The atomicity discussed here is limited to a single DB. Atomicity across distributed systems — multiple DBs or external services — requires separate mechanisms like 2PC or saga and is outside this series.
C (Consistency)
The most frequently misunderstood property. “The DB handles consistency” is only half correct.
What C guarantees is the DB constraint layer — primary key uniqueness, foreign key referential integrity, check constraints, NOT NULL, unique indexes. If any of these are violated at commit time, the DB refuses the commit. This part is automatic.
Application invariants are a different story. “The sum of order amounts must equal the payment amount,” “inventory cannot go negative,” “a refund requires the original transaction to be in ‘paid’ state” — business rules like these often cannot be expressed as DB constraints, or only partially.
Preventing negative inventory works with CHECK (stock >= 0), but rules like “is this refundable?” that combine multiple rows and states fall to application code. How these rules are validated within a transaction, and in what order, is the application’s responsibility.
The ‘C’ in ACID means transition to a consistent state. What “consistent” means is defined jointly by DB constraints and application invariants, and the DB enforces only the constraint portion. Without drawing this line clearly, bugs of the form “I thought the DB was handling it” emerge.
I (Isolation)
I controls what concurrent transactions can see of each other. When transaction T1 is mid-execution and T2 touches the same data, how much of each other’s intermediate state is visible.
Perfect isolation — every transaction behaving as if executed serially — is the strongest correctness guarantee available. But that guarantee nearly kills concurrency. If only one transaction can run at a time, throughput collapses.
So RDBs offer isolation in levels, not as a single on/off switch. The choice is “which anomalies to permit.” Stronger isolation permits fewer anomalies but costs more concurrency.
The point of I is why those levels exist.

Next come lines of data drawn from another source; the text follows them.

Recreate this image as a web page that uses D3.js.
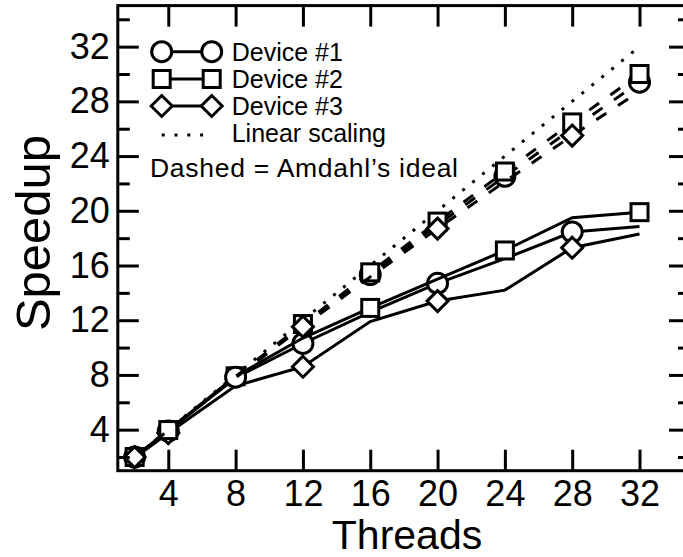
<!DOCTYPE html>
<html>
<head>
<meta charset="utf-8">
<script src="https://cdn.jsdelivr.net/npm/d3@7"></script>
<style>
  html, body { margin: 0; padding: 0; background: #fff; }
  svg { display: block; }
  text { font-family: "Liberation Sans", Arial, Helvetica, sans-serif; fill: #000; }
</style>
</head>
<body>
<svg id="chart" width="683" height="557"></svg>
<script>
// ---- data ----
const threads = [2, 4, 8, 12, 16, 20, 24, 28, 32];
const linearScaling = [2, 4, 8, 12, 16, 20, 24, 28, 32];

const dev1Measured = [2.0, 3.9, 7.8, 10.3, 12.6, 14.7, 16.5, 18.45, 18.85];
const dev2Measured = [2.0, 3.95, 7.9, 10.7, 12.9, 15.0, 17.1, 19.5, 19.9];
const dev3Measured = [1.95, 3.75, 7.2, 8.6, 11.9, 13.4, 14.2, 17.3, 18.3];

const dev1Amdahl = [1.99, 3.97, 7.84, 11.63, 15.34, 18.97, 22.52, 25.99, 29.4];
const dev2Amdahl = [2.0, 3.97, 7.88, 11.72, 15.5, 19.21, 22.87, 26.46, 30.0];
const dev3Amdahl = [1.99, 3.95, 7.8, 11.53, 15.17, 18.7, 22.13, 25.5, 28.73];

// thread counts at which a marker is drawn on each curve
const dev1MeasuredMarks = [2, 4, 12, 20, 28];
const dev1AmdahlMarks = [8, 16, 24, 32];
const dev2MeasuredMarks = [2, 8, 16, 24, 32];
const dev2AmdahlMarks = [4, 12, 16, 20, 24, 28, 32];
const dev3MeasuredMarks = [4, 12, 20, 28];
const dev3AmdahlMarks = [2, 12, 20, 28];

const xTicks = [4, 8, 12, 16, 20, 24, 28, 32];
const yTicks = [4, 8, 12, 16, 20, 24, 28, 32];
const yMinorTicks = [2, 6, 10, 14, 18, 22, 26, 30, 34];

const legendLabels = ["Device #1", "Device #2", "Device #3", "Linear scaling"];
const noteLabel = "Dashed = Amdahl\u2019s ideal";
const xTitle = "Threads";
const yTitle = "Speedup";

// ---- layout ----
const svg = d3.select("#chart");
const L = 117.8, R = 690, T = 5.6, B = 470.7;
const x = d3.scaleLinear().domain([1, 35]).range([L, R]);
const y = d3.scaleLinear().domain([1, 35]).range([B, T]);

const SW = 3;

// symbols
function drawMarker(g, shape, cx, cy) {
  if (shape === "circle") {
    g.append("circle").attr("cx", cx).attr("cy", cy).attr("r", 10)
      .attr("fill", "#fff").attr("stroke", "#000").attr("stroke-width", SW);
  } else if (shape === "square") {
    g.append("rect").attr("x", cx - 8.5).attr("y", cy - 8.5).attr("width", 17).attr("height", 17)
      .attr("fill", "#fff").attr("stroke", "#000").attr("stroke-width", SW);
  } else {
    const h = 10.5;
    g.append("path").attr("d", `M${cx},${cy - h}L${cx + h},${cy}L${cx},${cy + h}L${cx - h},${cy}Z`)
      .attr("fill", "#fff").attr("stroke", "#000").attr("stroke-width", SW)
      .attr("stroke-linejoin", "miter");
  }
}

const line = d3.line().x(d => x(d[0])).y(d => y(d[1]));
const plot = svg.append("g");

function drawSeries(values, marks, shape, dashed) {
  const pts = threads.map((t, i) => [t, values[i]]);
  const p = plot.append("path").datum(pts).attr("d", line)
    .attr("fill", "none").attr("stroke", "#000").attr("stroke-width", SW)
    .attr("stroke-linejoin", "miter");
  if (dashed) p.attr("stroke-dasharray", "12,14");
  const mg = plot.append("g");
  pts.filter(d => marks.includes(d[0])).forEach(d => drawMarker(mg, shape, x(d[0]), y(d[1])));
}

// linear scaling (dotted)
plot.append("path").datum(threads.map((t, i) => [t, linearScaling[i]])).attr("d", line)
  .attr("fill", "none").attr("stroke", "#000").attr("stroke-width", SW)
  .attr("stroke-dasharray", "3,9.8");

drawSeries(dev1Measured, dev1MeasuredMarks, "circle", false);
drawSeries(dev2Measured, dev2MeasuredMarks, "square", false);
drawSeries(dev3Measured, dev3MeasuredMarks, "diamond", false);
drawSeries(dev1Amdahl, dev1AmdahlMarks, "circle", true);
drawSeries(dev2Amdahl, dev2AmdahlMarks, "square", true);
drawSeries(dev3Amdahl, dev3AmdahlMarks, "diamond", true);

// ---- axes ----
function styleAxis(g) {
  g.select(".domain").remove();
  g.selectAll(".tick line").attr("stroke", "#000").attr("stroke-width", SW);
  g.selectAll(".tick text").style("font-size", "36px").attr("fill", "#000");
}
svg.append("g").attr("transform", `translate(0,${B})`)
  .call(d3.axisBottom(x).tickValues(xTicks).tickSizeInner(-21).tickSizeOuter(0).tickPadding(9.5).tickFormat(d3.format("d")))
  .call(styleAxis);
svg.append("g").attr("transform", `translate(0,${T})`)
  .call(d3.axisTop(x).tickValues(xTicks).tickSizeInner(-21).tickSizeOuter(0).tickFormat(""))
  .call(styleAxis);
svg.append("g").attr("transform", `translate(${L},0)`)
  .call(d3.axisLeft(y).tickValues(yTicks).tickSizeInner(-21).tickSizeOuter(0).tickPadding(8).tickFormat(d3.format("d")))
  .call(styleAxis);
svg.append("g").attr("transform", `translate(${L},0)`)
  .call(d3.axisLeft(y).tickValues(yMinorTicks).tickSizeInner(-12).tickSizeOuter(0).tickFormat(""))
  .call(styleAxis);
svg.append("g").attr("transform", `translate(${R},0)`)
  .call(d3.axisRight(y).tickValues(yTicks).tickSizeInner(-21).tickSizeOuter(0).tickFormat(""))
  .call(styleAxis);
svg.append("g").attr("transform", `translate(${R},0)`)
  .call(d3.axisRight(y).tickValues(yMinorTicks).tickSizeInner(-12).tickSizeOuter(0).tickFormat(""))
  .call(styleAxis);

// frame
svg.append("rect").attr("x", L).attr("y", T).attr("width", R - L).attr("height", B - T)
  .attr("fill", "none").attr("stroke", "#000").attr("stroke-width", SW);

// axis titles
svg.append("text").attr("x", 407).attr("y", 549).attr("text-anchor", "middle")
  .style("font-size", "41px").text(xTitle);
svg.append("text").attr("transform", "translate(50,233) rotate(-90)").attr("text-anchor", "middle")
  .style("font-size", "49px").text(yTitle);

// ---- legend ----
const lg = svg.append("g");
const shapes = ["circle", "square", "diamond"];
const rowsY = [51.7, 79, 106, 133];
shapes.forEach((s, i) => {
  lg.append("line").attr("x1", 161.7).attr("x2", 211.7).attr("y1", rowsY[i]).attr("y2", rowsY[i])
    .attr("stroke", "#000").attr("stroke-width", SW);
  drawMarker(lg, s, 161.7, rowsY[i]);
  drawMarker(lg, s, 211.7, rowsY[i]);
});
lg.append("line").attr("x1", 161.7).attr("x2", 206).attr("y1", 135).attr("y2", 135)
  .attr("stroke", "#000").attr("stroke-width", SW).attr("stroke-dasharray", "3,9.8");
legendLabels.forEach((t, i) => {
  lg.append("text").attr("x", 231.7).attr("y", rowsY[i] + 9).style("font-size", "25px").text(t);
});
lg.append("text").attr("x", 150).attr("y", 177).style("font-size", "26.5px")
  .attr("textLength", 308).attr("lengthAdjust", "spacing").text(noteLabel);
</script>
</body>
</html>
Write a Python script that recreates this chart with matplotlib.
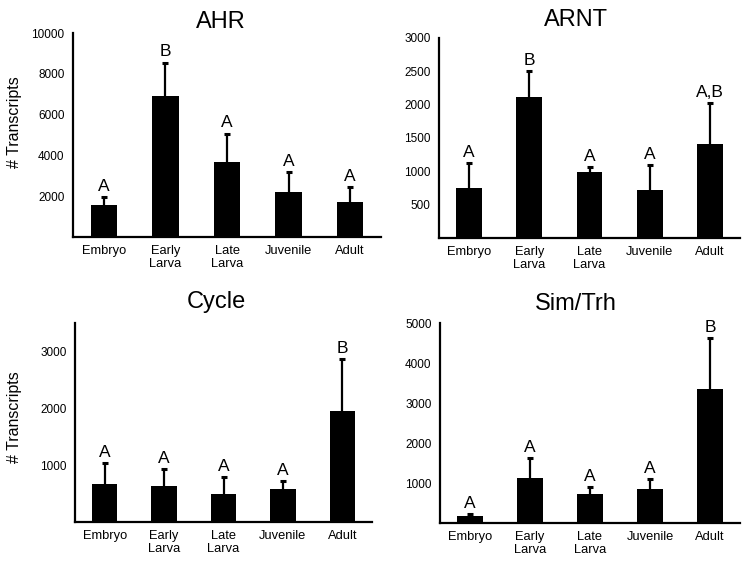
import numpy as np
from matplotlib import pyplot as plt

plt.rcParams['font.family'] = ['Liberation Sans', 'DejaVu Sans']

stages = ["Embryo", "Early\nLarva", "Late\nLarva", "Juvenile", "Adult"]

ahr_mean = [1560, 6930, 3660, 2190, 1710]
ahr_err = [390, 1610, 1410, 980, 730]
ahr_letters = ["A", "B", "A", "A", "A"]

arnt_mean = [750, 2115, 990, 720, 1410]
arnt_err = [375, 390, 75, 375, 615]
arnt_letters = ["A", "B", "A", "A", "A,B"]

cycle_mean = [665, 630, 490, 580, 1950]
cycle_err = [370, 300, 300, 140, 910]
cycle_letters = ["A", "A", "A", "A", "B"]

sim_mean = [175, 1125, 725, 850, 3350]
sim_err = [40, 500, 175, 250, 1270]
sim_letters = ["A", "A", "A", "A", "B"]

W, H = 748, 563

def px_axes(fig, left, top, right, bottom):
    return fig.add_axes([left / W, 1 - bottom / H, (right - left) / W, (bottom - top) / H])

def draw_panel(ax, mean, err, letters, ymax, ticks):
    x = np.arange(len(stages))
    ax.bar(x, mean, width=0.43, color='black', zorder=2)
    eb = ax.errorbar(x, mean, yerr=[np.zeros(len(mean)), err], fmt='none',
                     ecolor='black', elinewidth=1.6, capsize=2.2, capthick=2.2, zorder=1)
    # only keep the upper caps
    eb[1][0].set_visible(False)
    for xi, m, e, lab in zip(x, mean, err, letters):
        ax.annotate(lab, (xi, m + e), xytext=(0, 2.5), textcoords='offset points',
                    ha='center', va='bottom', fontsize=12.5)
    ax.set_xlim(-0.5, 4.5)
    ax.set_ylim(0, ymax)
    ax.set_yticks(ticks)
    ax.set_yticklabels([str(t) for t in ticks], fontsize=8.5)
    ax.set_xticks(x)
    ax.set_xticklabels(stages, fontsize=9.3, linespacing=1.1)
    ax.tick_params(length=0, pad=6)
    for s in ['top', 'right']:
        ax.spines[s].set_visible(False)
    for s in ['left', 'bottom']:
        ax.spines[s].set_linewidth(1.6)

fig = plt.figure(figsize=(7.48, 5.63), dpi=100)

ax1 = px_axes(fig, 73, 33, 381, 237)
draw_panel(ax1, ahr_mean, ahr_err, ahr_letters, 10000, [2000, 4000, 6000, 8000, 10000])
ax2 = px_axes(fig, 439, 38, 740, 238)
draw_panel(ax2, arnt_mean, arnt_err, arnt_letters, 3000, [500, 1000, 1500, 2000, 2500, 3000])
ax3 = px_axes(fig, 75, 323, 372, 522)
draw_panel(ax3, cycle_mean, cycle_err, cycle_letters, 3500, [1000, 2000, 3000])
ax4 = px_axes(fig, 440, 323, 740, 523)
draw_panel(ax4, sim_mean, sim_err, sim_letters, 5000, [1000, 2000, 3000, 4000, 5000])

fig.text(221 / W, 1 - 28 / H, "AHR", ha='center', va='baseline', fontsize=17)
fig.text(576 / W, 1 - 26 / H, "ARNT", ha='center', va='baseline', fontsize=17)
fig.text(216 / W, 1 - 308 / H, "Cycle", ha='center', va='baseline', fontsize=17)
fig.text(576 / W, 1 - 310 / H, "Sim/Trh", ha='center', va='baseline', fontsize=17)

fig.text(15 / W, 1 - 122 / H, "# Transcripts", rotation=90, ha='center', va='center', fontsize=11.5)
fig.text(15 / W, 1 - 417 / H, "# Transcripts", rotation=90, ha='center', va='center', fontsize=11.5)

fig.savefig("out.png", dpi=100)
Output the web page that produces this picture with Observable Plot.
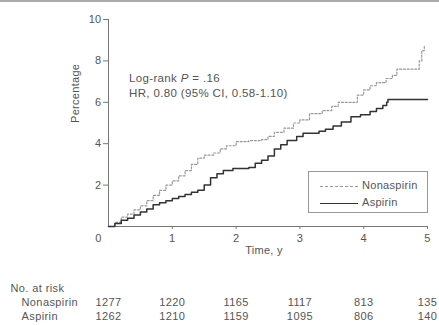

Correctness and concurrency are in direct tension, and the next post in this series takes those four levels apart along with the anomalies each one blocks.
D (Durability)
Once a transaction commits, its result survives system failure. Power loss, OS crash, process kill — committed data is not lost.
The typical implementation is a Write-Ahead Log (WAL). Changes are written to a separate log file and fsync’d to disk before the main data file. After restart, replaying the log restores the committed state.
D guarantees durability at commit time. Failures before commit mean the transaction was never applied, which connects naturally to A. Together, the two guarantees leave only two extremes: “definitely complete” or “as if never happened.”
The internals of WAL — checkpoints, log recycling, recovery algorithms — are a substantial topic in their own right, and this series stops at the conceptual level of what D guarantees.
Summary
A and D are relatively simple guarantees. All applied or none applied (A). Permanent after commit (D). The implementations are complex, but the guarantees themselves are clear.
C has shared responsibility. DB constraints cover one side, application invariants cover the other. Missing this line leads to bugs where rules thought to be guaranteed by the transaction turn out not to be.
I is a policy choice. Perfect isolation is expensive, weaker isolation permits anomalies. The reason four levels exist — the tension between correctness and concurrency — is the through-line of this whole series.